── Dataset section ──

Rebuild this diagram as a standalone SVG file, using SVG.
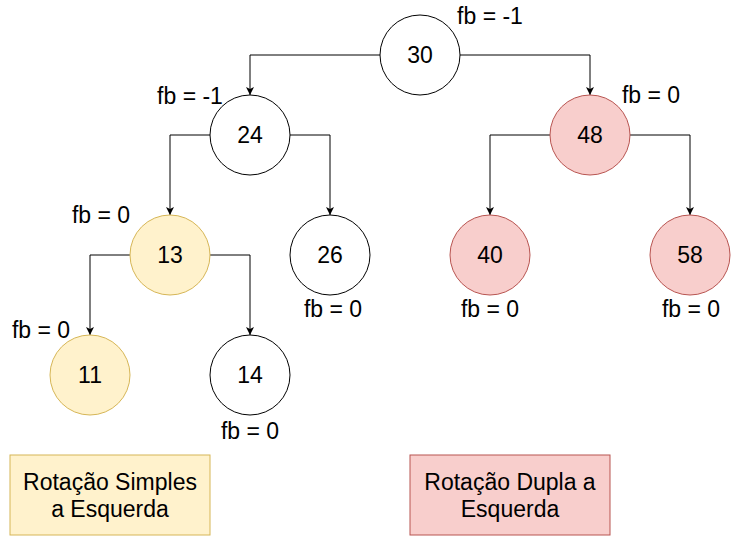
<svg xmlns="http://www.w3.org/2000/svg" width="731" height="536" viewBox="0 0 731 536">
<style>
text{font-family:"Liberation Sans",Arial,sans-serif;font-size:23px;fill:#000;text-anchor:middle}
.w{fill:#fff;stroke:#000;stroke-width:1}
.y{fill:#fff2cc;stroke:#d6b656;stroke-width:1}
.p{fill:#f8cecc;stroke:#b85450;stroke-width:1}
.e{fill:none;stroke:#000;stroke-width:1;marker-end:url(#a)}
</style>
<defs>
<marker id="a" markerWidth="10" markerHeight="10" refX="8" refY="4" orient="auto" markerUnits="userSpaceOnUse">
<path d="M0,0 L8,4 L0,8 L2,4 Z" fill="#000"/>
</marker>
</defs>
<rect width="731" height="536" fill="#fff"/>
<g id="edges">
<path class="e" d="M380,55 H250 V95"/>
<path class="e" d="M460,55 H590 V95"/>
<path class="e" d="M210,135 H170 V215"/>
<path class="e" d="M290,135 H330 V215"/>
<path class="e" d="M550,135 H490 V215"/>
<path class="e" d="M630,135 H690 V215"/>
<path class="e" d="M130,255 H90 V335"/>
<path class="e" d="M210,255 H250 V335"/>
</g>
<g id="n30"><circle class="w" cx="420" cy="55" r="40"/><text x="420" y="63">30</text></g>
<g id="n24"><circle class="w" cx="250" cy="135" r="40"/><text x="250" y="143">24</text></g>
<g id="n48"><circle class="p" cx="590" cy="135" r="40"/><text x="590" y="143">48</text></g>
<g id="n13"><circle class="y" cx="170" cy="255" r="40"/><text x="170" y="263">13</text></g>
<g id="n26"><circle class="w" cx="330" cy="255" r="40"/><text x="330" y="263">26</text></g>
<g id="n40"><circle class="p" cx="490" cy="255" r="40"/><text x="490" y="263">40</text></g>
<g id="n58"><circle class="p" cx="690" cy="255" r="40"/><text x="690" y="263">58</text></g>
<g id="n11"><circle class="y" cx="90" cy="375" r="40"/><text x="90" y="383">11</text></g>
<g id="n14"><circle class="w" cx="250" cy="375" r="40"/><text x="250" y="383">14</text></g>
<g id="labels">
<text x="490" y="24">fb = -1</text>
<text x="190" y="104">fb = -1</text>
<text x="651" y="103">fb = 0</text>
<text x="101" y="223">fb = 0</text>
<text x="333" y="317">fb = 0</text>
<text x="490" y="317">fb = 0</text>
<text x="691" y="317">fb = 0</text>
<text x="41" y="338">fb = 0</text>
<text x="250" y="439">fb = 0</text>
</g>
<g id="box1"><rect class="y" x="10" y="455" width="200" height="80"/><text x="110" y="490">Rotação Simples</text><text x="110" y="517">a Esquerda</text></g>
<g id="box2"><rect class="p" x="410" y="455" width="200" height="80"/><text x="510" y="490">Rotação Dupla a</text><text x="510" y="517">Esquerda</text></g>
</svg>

───

§ What is expected
Go through the data above and transcribe it in full, omitting any image.

§ Final answer
Rebuild this diagram as a standalone SVG file, using SVG.
<svg xmlns="http://www.w3.org/2000/svg" width="731" height="536" viewBox="0 0 731 536">
<style>
text{font-family:"Liberation Sans",Arial,sans-serif;font-size:23px;fill:#000;text-anchor:middle}
.w{fill:#fff;stroke:#000;stroke-width:1}
.y{fill:#fff2cc;stroke:#d6b656;stroke-width:1}
.p{fill:#f8cecc;stroke:#b85450;stroke-width:1}
.e{fill:none;stroke:#000;stroke-width:1;marker-end:url(#a)}
</style>
<defs>
<marker id="a" markerWidth="10" markerHeight="10" refX="8" refY="4" orient="auto" markerUnits="userSpaceOnUse">
<path d="M0,0 L8,4 L0,8 L2,4 Z" fill="#000"/>
</marker>
</defs>
<rect width="731" height="536" fill="#fff"/>
<g id="edges">
<path class="e" d="M380,55 H250 V95"/>
<path class="e" d="M460,55 H590 V95"/>
<path class="e" d="M210,135 H170 V215"/>
<path class="e" d="M290,135 H330 V215"/>
<path class="e" d="M550,135 H490 V215"/>
<path class="e" d="M630,135 H690 V215"/>
<path class="e" d="M130,255 H90 V335"/>
<path class="e" d="M210,255 H250 V335"/>
</g>
<g id="n30"><circle class="w" cx="420" cy="55" r="40"/><text x="420" y="63">30</text></g>
<g id="n24"><circle class="w" cx="250" cy="135" r="40"/><text x="250" y="143">24</text></g>
<g id="n48"><circle class="p" cx="590" cy="135" r="40"/><text x="590" y="143">48</text></g>
<g id="n13"><circle class="y" cx="170" cy="255" r="40"/><text x="170" y="263">13</text></g>
<g id="n26"><circle class="w" cx="330" cy="255" r="40"/><text x="330" y="263">26</text></g>
<g id="n40"><circle class="p" cx="490" cy="255" r="40"/><text x="490" y="263">40</text></g>
<g id="n58"><circle class="p" cx="690" cy="255" r="40"/><text x="690" y="263">58</text></g>
<g id="n11"><circle class="y" cx="90" cy="375" r="40"/><text x="90" y="383">11</text></g>
<g id="n14"><circle class="w" cx="250" cy="375" r="40"/><text x="250" y="383">14</text></g>
<g id="labels">
<text x="490" y="24">fb = -1</text>
<text x="190" y="104">fb = -1</text>
<text x="651" y="103">fb = 0</text>
<text x="101" y="223">fb = 0</text>
<text x="333" y="317">fb = 0</text>
<text x="490" y="317">fb = 0</text>
<text x="691" y="317">fb = 0</text>
<text x="41" y="338">fb = 0</text>
<text x="250" y="439">fb = 0</text>
</g>
<g id="box1"><rect class="y" x="10" y="455" width="200" height="80"/><text x="110" y="490">Rotação Simples</text><text x="110" y="517">a Esquerda</text></g>
<g id="box2"><rect class="p" x="410" y="455" width="200" height="80"/><text x="510" y="490">Rotação Dupla a</text><text x="510" y="517">Esquerda</text></g>
</svg>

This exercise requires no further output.